Requirements: Quote the whole listing verbatim.

+++ Exercise data +++

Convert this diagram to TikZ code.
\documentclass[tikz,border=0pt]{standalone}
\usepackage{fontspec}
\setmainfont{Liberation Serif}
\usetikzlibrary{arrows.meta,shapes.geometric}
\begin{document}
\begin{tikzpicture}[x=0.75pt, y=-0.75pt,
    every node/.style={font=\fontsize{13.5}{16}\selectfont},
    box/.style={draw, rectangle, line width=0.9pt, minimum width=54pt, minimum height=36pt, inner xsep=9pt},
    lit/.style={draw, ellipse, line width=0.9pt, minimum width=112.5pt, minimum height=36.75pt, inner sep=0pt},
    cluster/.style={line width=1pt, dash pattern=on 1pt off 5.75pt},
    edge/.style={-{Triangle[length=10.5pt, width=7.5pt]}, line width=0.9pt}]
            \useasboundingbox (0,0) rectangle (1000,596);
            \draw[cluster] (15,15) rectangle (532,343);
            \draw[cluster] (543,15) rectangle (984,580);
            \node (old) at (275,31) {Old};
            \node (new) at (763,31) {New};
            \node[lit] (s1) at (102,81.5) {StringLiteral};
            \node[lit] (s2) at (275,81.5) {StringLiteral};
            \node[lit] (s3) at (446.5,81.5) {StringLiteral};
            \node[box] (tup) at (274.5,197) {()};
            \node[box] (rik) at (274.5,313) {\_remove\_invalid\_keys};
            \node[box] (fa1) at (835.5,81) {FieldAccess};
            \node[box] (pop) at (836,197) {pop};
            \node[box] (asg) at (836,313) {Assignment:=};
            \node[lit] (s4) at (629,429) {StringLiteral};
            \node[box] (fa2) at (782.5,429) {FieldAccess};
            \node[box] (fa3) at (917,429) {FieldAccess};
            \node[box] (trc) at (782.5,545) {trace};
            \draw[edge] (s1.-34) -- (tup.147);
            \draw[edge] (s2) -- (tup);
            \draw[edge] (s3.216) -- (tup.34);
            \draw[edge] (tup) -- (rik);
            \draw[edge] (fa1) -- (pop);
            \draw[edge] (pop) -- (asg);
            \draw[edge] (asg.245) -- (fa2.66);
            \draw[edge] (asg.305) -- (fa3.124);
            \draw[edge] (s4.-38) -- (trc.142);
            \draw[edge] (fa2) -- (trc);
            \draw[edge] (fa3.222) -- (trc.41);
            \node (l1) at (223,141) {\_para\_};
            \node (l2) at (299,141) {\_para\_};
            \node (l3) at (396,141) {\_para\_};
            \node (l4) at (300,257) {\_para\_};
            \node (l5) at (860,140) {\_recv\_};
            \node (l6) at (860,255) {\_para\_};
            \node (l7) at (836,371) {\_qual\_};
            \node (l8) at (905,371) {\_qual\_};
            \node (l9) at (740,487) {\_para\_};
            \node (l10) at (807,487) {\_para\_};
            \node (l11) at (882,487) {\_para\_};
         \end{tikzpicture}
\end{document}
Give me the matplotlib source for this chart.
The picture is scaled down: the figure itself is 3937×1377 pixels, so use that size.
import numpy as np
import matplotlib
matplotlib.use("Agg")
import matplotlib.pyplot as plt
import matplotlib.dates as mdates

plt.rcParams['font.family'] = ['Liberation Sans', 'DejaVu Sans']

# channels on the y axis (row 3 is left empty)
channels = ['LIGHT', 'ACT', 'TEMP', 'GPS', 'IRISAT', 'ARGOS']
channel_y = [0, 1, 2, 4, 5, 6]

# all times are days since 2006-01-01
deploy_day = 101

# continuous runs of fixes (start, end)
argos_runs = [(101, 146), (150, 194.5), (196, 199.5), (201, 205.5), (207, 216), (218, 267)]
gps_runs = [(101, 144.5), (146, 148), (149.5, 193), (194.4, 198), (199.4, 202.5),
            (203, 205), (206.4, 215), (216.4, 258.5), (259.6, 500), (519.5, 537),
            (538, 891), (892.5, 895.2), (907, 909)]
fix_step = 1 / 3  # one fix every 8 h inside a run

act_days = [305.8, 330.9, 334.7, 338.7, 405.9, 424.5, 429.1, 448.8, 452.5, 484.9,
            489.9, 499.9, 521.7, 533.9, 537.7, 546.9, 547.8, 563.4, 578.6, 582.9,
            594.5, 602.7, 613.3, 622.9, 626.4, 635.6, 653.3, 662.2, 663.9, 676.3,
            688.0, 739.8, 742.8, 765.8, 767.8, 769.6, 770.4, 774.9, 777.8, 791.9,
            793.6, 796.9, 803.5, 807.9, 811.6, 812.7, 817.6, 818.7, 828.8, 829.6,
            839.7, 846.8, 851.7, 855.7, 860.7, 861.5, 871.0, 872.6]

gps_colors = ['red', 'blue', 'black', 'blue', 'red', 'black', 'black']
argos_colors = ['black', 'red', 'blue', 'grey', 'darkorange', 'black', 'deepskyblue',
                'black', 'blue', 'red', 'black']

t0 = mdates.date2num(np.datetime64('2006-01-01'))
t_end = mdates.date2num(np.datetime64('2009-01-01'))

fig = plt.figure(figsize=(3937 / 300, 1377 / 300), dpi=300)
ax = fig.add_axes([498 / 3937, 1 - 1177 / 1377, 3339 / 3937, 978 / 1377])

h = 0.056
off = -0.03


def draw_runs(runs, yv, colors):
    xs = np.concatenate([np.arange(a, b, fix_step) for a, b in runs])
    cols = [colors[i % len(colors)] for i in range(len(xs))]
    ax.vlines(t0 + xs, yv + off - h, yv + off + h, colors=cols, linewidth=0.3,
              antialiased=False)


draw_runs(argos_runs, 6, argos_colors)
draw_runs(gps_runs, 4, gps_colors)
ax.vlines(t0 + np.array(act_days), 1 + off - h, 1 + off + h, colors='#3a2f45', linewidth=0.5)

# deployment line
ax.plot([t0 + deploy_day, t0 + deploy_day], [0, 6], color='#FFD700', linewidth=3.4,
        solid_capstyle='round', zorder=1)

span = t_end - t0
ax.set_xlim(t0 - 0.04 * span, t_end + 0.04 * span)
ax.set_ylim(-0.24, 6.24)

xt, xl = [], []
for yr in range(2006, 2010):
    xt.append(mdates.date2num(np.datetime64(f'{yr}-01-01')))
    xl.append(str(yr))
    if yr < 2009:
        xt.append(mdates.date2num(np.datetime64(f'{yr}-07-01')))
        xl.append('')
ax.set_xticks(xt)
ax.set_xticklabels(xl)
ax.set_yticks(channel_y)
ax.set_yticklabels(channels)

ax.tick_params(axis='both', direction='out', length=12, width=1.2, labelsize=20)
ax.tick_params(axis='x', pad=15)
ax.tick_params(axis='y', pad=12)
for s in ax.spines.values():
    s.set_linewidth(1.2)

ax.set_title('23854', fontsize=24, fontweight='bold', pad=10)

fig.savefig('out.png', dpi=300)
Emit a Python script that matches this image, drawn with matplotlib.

+++

Final answer:
Convert this diagram to TikZ code.
\documentclass[tikz,border=0pt]{standalone}
\usepackage{fontspec}
\setmainfont{Liberation Serif}
\usetikzlibrary{arrows.meta,shapes.geometric}
\begin{document}
\begin{tikzpicture}[x=0.75pt, y=-0.75pt,
    every node/.style={font=\fontsize{13.5}{16}\selectfont},
    box/.style={draw, rectangle, line width=0.9pt, minimum width=54pt, minimum height=36pt, inner xsep=9pt},
    lit/.style={draw, ellipse, line width=0.9pt, minimum width=112.5pt, minimum height=36.75pt, inner sep=0pt},
    cluster/.style={line width=1pt, dash pattern=on 1pt off 5.75pt},
    edge/.style={-{Triangle[length=10.5pt, width=7.5pt]}, line width=0.9pt}]
            \useasboundingbox (0,0) rectangle (1000,596);
            \draw[cluster] (15,15) rectangle (532,343);
            \draw[cluster] (543,15) rectangle (984,580);
            \node (old) at (275,31) {Old};
            \node (new) at (763,31) {New};
            \node[lit] (s1) at (102,81.5) {StringLiteral};
            \node[lit] (s2) at (275,81.5) {StringLiteral};
            \node[lit] (s3) at (446.5,81.5) {StringLiteral};
            \node[box] (tup) at (274.5,197) {()};
            \node[box] (rik) at (274.5,313) {\_remove\_invalid\_keys};
            \node[box] (fa1) at (835.5,81) {FieldAccess};
            \node[box] (pop) at (836,197) {pop};
            \node[box] (asg) at (836,313) {Assignment:=};
            \node[lit] (s4) at (629,429) {StringLiteral};
            \node[box] (fa2) at (782.5,429) {FieldAccess};
            \node[box] (fa3) at (917,429) {FieldAccess};
            \node[box] (trc) at (782.5,545) {trace};
            \draw[edge] (s1.-34) -- (tup.147);
            \draw[edge] (s2) -- (tup);
            \draw[edge] (s3.216) -- (tup.34);
            \draw[edge] (tup) -- (rik);
            \draw[edge] (fa1) -- (pop);
            \draw[edge] (pop) -- (asg);
            \draw[edge] (asg.245) -- (fa2.66);
            \draw[edge] (asg.305) -- (fa3.124);
            \draw[edge] (s4.-38) -- (trc.142);
            \draw[edge] (fa2) -- (trc);
            \draw[edge] (fa3.222) -- (trc.41);
            \node (l1) at (223,141) {\_para\_};
            \node (l2) at (299,141) {\_para\_};
            \node (l3) at (396,141) {\_para\_};
            \node (l4) at (300,257) {\_para\_};
            \node (l5) at (860,140) {\_recv\_};
            \node (l6) at (860,255) {\_para\_};
            \node (l7) at (836,371) {\_qual\_};
            \node (l8) at (905,371) {\_qual\_};
            \node (l9) at (740,487) {\_para\_};
            \node (l10) at (807,487) {\_para\_};
            \node (l11) at (882,487) {\_para\_};
         \end{tikzpicture}
\end{document}
Give me the matplotlib source for this chart.
The picture is scaled down: the figure itself is 3937×1377 pixels, so use that size.
import numpy as np
import matplotlib
matplotlib.use("Agg")
import matplotlib.pyplot as plt
import matplotlib.dates as mdates

plt.rcParams['font.family'] = ['Liberation Sans', 'DejaVu Sans']

# channels on the y axis (row 3 is left empty)
channels = ['LIGHT', 'ACT', 'TEMP', 'GPS', 'IRISAT', 'ARGOS']
channel_y = [0, 1, 2, 4, 5, 6]

# all times are days since 2006-01-01
deploy_day = 101

# continuous runs of fixes (start, end)
argos_runs = [(101, 146), (150, 194.5), (196, 199.5), (201, 205.5), (207, 216), (218, 267)]
gps_runs = [(101, 144.5), (146, 148), (149.5, 193), (194.4, 198), (199.4, 202.5),
            (203, 205), (206.4, 215), (216.4, 258.5), (259.6, 500), (519.5, 537),
            (538, 891), (892.5, 895.2), (907, 909)]
fix_step = 1 / 3  # one fix every 8 h inside a run

act_days = [305.8, 330.9, 334.7, 338.7, 405.9, 424.5, 429.1, 448.8, 452.5, 484.9,
            489.9, 499.9, 521.7, 533.9, 537.7, 546.9, 547.8, 563.4, 578.6, 582.9,
            594.5, 602.7, 613.3, 622.9, 626.4, 635.6, 653.3, 662.2, 663.9, 676.3,
            688.0, 739.8, 742.8, 765.8, 767.8, 769.6, 770.4, 774.9, 777.8, 791.9,
            793.6, 796.9, 803.5, 807.9, 811.6, 812.7, 817.6, 818.7, 828.8, 829.6,
            839.7, 846.8, 851.7, 855.7, 860.7, 861.5, 871.0, 872.6]

gps_colors = ['red', 'blue', 'black', 'blue', 'red', 'black', 'black']
argos_colors = ['black', 'red', 'blue', 'grey', 'darkorange', 'black', 'deepskyblue',
                'black', 'blue', 'red', 'black']

t0 = mdates.date2num(np.datetime64('2006-01-01'))
t_end = mdates.date2num(np.datetime64('2009-01-01'))

fig = plt.figure(figsize=(3937 / 300, 1377 / 300), dpi=300)
ax = fig.add_axes([498 / 3937, 1 - 1177 / 1377, 3339 / 3937, 978 / 1377])

h = 0.056
off = -0.03


def draw_runs(runs, yv, colors):
    xs = np.concatenate([np.arange(a, b, fix_step) for a, b in runs])
    cols = [colors[i % len(colors)] for i in range(len(xs))]
    ax.vlines(t0 + xs, yv + off - h, yv + off + h, colors=cols, linewidth=0.3,
              antialiased=False)


draw_runs(argos_runs, 6, argos_colors)
draw_runs(gps_runs, 4, gps_colors)
ax.vlines(t0 + np.array(act_days), 1 + off - h, 1 + off + h, colors='#3a2f45', linewidth=0.5)

# deployment line
ax.plot([t0 + deploy_day, t0 + deploy_day], [0, 6], color='#FFD700', linewidth=3.4,
        solid_capstyle='round', zorder=1)

span = t_end - t0
ax.set_xlim(t0 - 0.04 * span, t_end + 0.04 * span)
ax.set_ylim(-0.24, 6.24)

xt, xl = [], []
for yr in range(2006, 2010):
    xt.append(mdates.date2num(np.datetime64(f'{yr}-01-01')))
    xl.append(str(yr))
    if yr < 2009:
        xt.append(mdates.date2num(np.datetime64(f'{yr}-07-01')))
        xl.append('')
ax.set_xticks(xt)
ax.set_xticklabels(xl)
ax.set_yticks(channel_y)
ax.set_yticklabels(channels)

ax.tick_params(axis='both', direction='out', length=12, width=1.2, labelsize=20)
ax.tick_params(axis='x', pad=15)
ax.tick_params(axis='y', pad=12)
for s in ax.spines.values():
    s.set_linewidth(1.2)

ax.set_title('23854', fontsize=24, fontweight='bold', pad=10)

fig.savefig('out.png', dpi=300)
Emit a Python script that matches this image, drawn with matplotlib.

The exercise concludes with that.